Helical gears: What are they and where are they used?

Helical gears and spur gears are two of the most common gear types and can be used in many of the same applications. Spur gears are simple and inexpensive to manufacture, but helical gears offer some important advantages over spur gears.

helical gears

Image credit: Linn Gear Co.

The teeth of a helical gear are set at an angle (relative to axis of the gear) and take the shape of a helix. This allows the teeth to mesh gradually, starting as point contact and developing into line contact as engagement progresses. One of the most noticeable benefits of helical gears over spur gears is less noise, especially at medium- to high-speeds. Also, with helical gears, multiple teeth are always in mesh, which means less load on each individual tooth. This results in a smoother transition of forces from one tooth to the next, so that vibrations, shock loads, and wear are reduced.

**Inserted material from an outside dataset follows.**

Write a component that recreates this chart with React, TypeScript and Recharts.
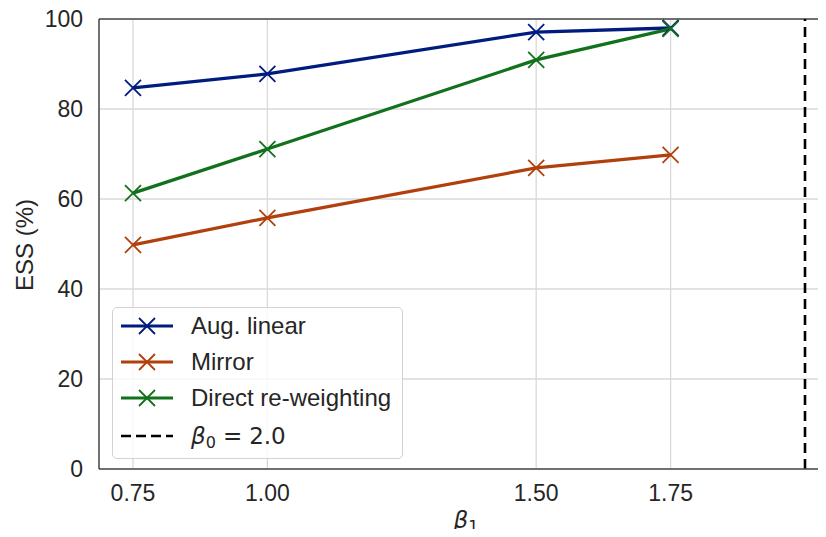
import React from 'react';
import { LineChart, Line, XAxis, YAxis, CartesianGrid, ReferenceLine, Legend } from 'recharts';

// beta_1 values on the x axis
const betas = [0.75, 1.0, 1.5, 1.75];
// ESS (%) per method
const augLinear = [84.7, 87.8, 97.1, 98.0];
const mirror = [49.8, 55.8, 66.9, 69.8];
const direct = [61.3, 71.1, 90.9, 97.8];

const xTicks = [0.75, 1.0, 1.5, 1.75];
const yTicks = [0, 20, 40, 60, 80, 100];
const beta0 = 2.0;

const series = [
  { key: 'aug', name: 'Aug. linear', color: '#001c7f' },
  { key: 'mirror', name: 'Mirror', color: '#b1400d' },
  { key: 'direct', name: 'Direct re-weighting', color: '#12711c' },
];

const data = betas.map((b, i) => ({
  beta: b,
  aug: augLinear[i],
  mirror: mirror[i],
  direct: direct[i],
}));

const FONT = '"Liberation Sans", Arial, sans-serif';
const MATH = '"DejaVu Sans", sans-serif';
const TEXT = '#262626';
const SPINE = '#4a4a4a';

const crossDot = (color: string) => (props: any) => {
  const { cx, cy, index } = props;
  if (cx == null || cy == null) return <g key={`d-${index}`} />;
  const r = 8;
  return (
    <path
      key={`d-${index}`}
      d={`M${cx - r},${cy - r}L${cx + r},${cy + r}M${cx - r},${cy + r}L${cx + r},${cy - r}`}
      stroke={color}
      strokeWidth={1.8}
      fill="none"
    />
  );
};

const subStyle: React.CSSProperties = {
  fontSize: 16,
  position: 'relative',
  top: 4,
  verticalAlign: 'baseline',
  fontStyle: 'normal',
  fontFamily: MATH,
};

const LegendBox = () => (
  <div
    style={{
      width: 291,
      boxSizing: 'border-box',
      border: '1px solid #d2d2d2',
      borderRadius: 5,
      background: 'rgba(255,255,255,0.8)',
      padding: '0 0 2px 0',
      fontFamily: FONT,
      fontSize: 24,
      color: TEXT,
    }}
  >
    {series.map((s) => (
      <div key={s.key} style={{ display: 'flex', alignItems: 'center', height: 36 }}>
        <svg width={52} height={20} style={{ marginLeft: 8, marginRight: 18 }}>
          <line x1={0} y1={10} x2={52} y2={10} stroke={s.color} strokeWidth={3.2} />
          <path d="M18,2L34,18M18,18L34,2" stroke={s.color} strokeWidth={1.8} fill="none" />
        </svg>
        <span>{s.name}</span>
      </div>
    ))}
    <div style={{ display: 'flex', alignItems: 'center', height: 40 }}>
      <svg width={52} height={20} style={{ marginLeft: 8, marginRight: 18 }}>
        <line x1={0} y1={10} x2={52} y2={10} stroke="#000" strokeWidth={2.6} strokeDasharray="10 5" />
      </svg>
      <span style={{ lineHeight: 1, fontFamily: MATH, fontSize: 23 }}>
        <i>β</i>
        <span style={subStyle}>0</span>
        <span style={{ margin: '0 7px' }}>=</span>2.0
      </span>
    </div>
  </div>
);

const App = () => {
  return (
    <div style={{ position: 'relative', margin: -8, width: 826, height: 537, overflow: 'hidden' }}>
      <LineChart
        width={826}
        height={537}
        data={data}
        margin={{ top: 19, right: 1, bottom: 0, left: 0 }}
      >
        <CartesianGrid stroke="#d9d9d9" strokeWidth={1.3} />
        <XAxis
          dataKey="beta"
          type="number"
          domain={[0.6868, 2.0372]}
          allowDataOverflow
          ticks={xTicks}
          tickFormatter={(v: number) => v.toFixed(2)}
          height={68}
          tickLine={false}
          tickSize={0}
          tickMargin={16}
          axisLine={{ stroke: SPINE, strokeWidth: 1.5 }}
          tick={{ fill: TEXT, fontSize: 23, fontFamily: FONT }}
        />
        <YAxis
          type="number"
          domain={[0, 100]}
          ticks={yTicks}
          width={99}
          tickLine={false}
          tickSize={0}
          tickMargin={16}
          axisLine={{ stroke: SPINE, strokeWidth: 1.5 }}
          tick={{ fill: TEXT, fontSize: 23, fontFamily: FONT }}
        />
        <ReferenceLine y={100} stroke={SPINE} strokeWidth={1.5} />
        <ReferenceLine x={beta0} stroke="#000" strokeWidth={2.6} strokeDasharray="10 6" />
        {series.map((s) => (
          <Line
            key={s.key}
            dataKey={s.key}
            name={s.name}
            stroke={s.color}
            strokeWidth={3.3}
            dot={crossDot(s.color)}
            activeDot={false}
            isAnimationActive={false}
          />
        ))}
        <Legend
          layout="vertical"
          align="center"
          verticalAlign="middle"
          content={() => <LegendBox />}
          wrapperStyle={{ left: 112, top: 307, width: 291 }}
        />
      </LineChart>
      <div
        style={{
          position: 'absolute',
          left: 25,
          top: 245,
          transform: 'translate(-50%, -50%) rotate(-90deg)',
          fontFamily: FONT,
          fontSize: 24,
          color: TEXT,
          whiteSpace: 'nowrap',
        }}
      >
        ESS (%)
      </div>
      <div
        style={{
          position: 'absolute',
          left: 466,
          top: 508,
          lineHeight: '24px',
          transform: 'translateX(-50%)',
          fontFamily: MATH,
          fontSize: 23,
          color: TEXT,
          whiteSpace: 'nowrap',
        }}
      >
        <i>β</i>
        <span style={subStyle}>1</span>
      </div>
    </div>
  );
};

export default App;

But the inclined angle of the teeth also causes sliding contact between the teeth, which produces axial forces and heat, decreasing efficiency. These axial forces play a significant role in bearing selection for helical gears. Because the bearings have to withstand both radial and axial forces, helical gears require thrust or roller bearings, which are typically larger (and more expensive) than the simple bearings used with spur gears. The axial forces vary in proportion to the magnitude of the tangent of the helix angle. Although larger helix angles provide higher speed and smoother motion, the helix angle is typically limited to 45 degrees due to the production of axial forces.

The axial loads produced by helical gears can be countered by using double helical or herringbone gears. These arrangements have the appearance of two helical gears with opposite hands mounted back-to-back, although in reality they are machined from the same gear. (The difference between the two designs is that double helical gears have a groove in the middle, between the teeth, whereas herringbone gears do not.) This arrangement cancels out the axial forces on each set of teeth, so larger helix angles can be used. It also eliminates the need for thrust bearings.

helical gears

Herringbone and double helical gears have two sets of teeth, of opposite hands, cut into one gear.
Image credit: Roy Beardmore

Besides smoother motion, higher speed capability, and less noise, another advantage that helical gears provide over spur gears is the ability to be used with either parallel or non-parallel (crossed) shafts. Helical gears with parallel shafts require the same helix angle, but opposite hands (i.e. right-handed teeth vs. left-handed teeth).

helical gears

Gears with parallel shafts have opposite hands, while gears with perpendicular shafts have the same hand.
Image credit: JC Leonard

When crossed helical gears are used, they can be of either the same or opposite hands. If the gears have the same hands, the sum of the helix angles should equal the angle between the shafts. The most common example of this are crossed helical gears with perpendicular (i.e. 90 degree) shafts. Both gears have the same hand, and the sum of their helix angles equals 90 degrees. For configurations with opposite hands, the difference between helix angles should equal the angle between the shafts. Crossed helical gears provide flexibility in design, but the contact between teeth is closer to point contact than line contact, so they have lower force capabilities than parallel shaft designs.

Helical gears are often the default choice in applications that are suitable for spur gears but have non-parallel shafts. They are also used in applications that require high speeds or high loading. And regardless of the load or speed, they generally provide smoother, quieter operation than spur gears.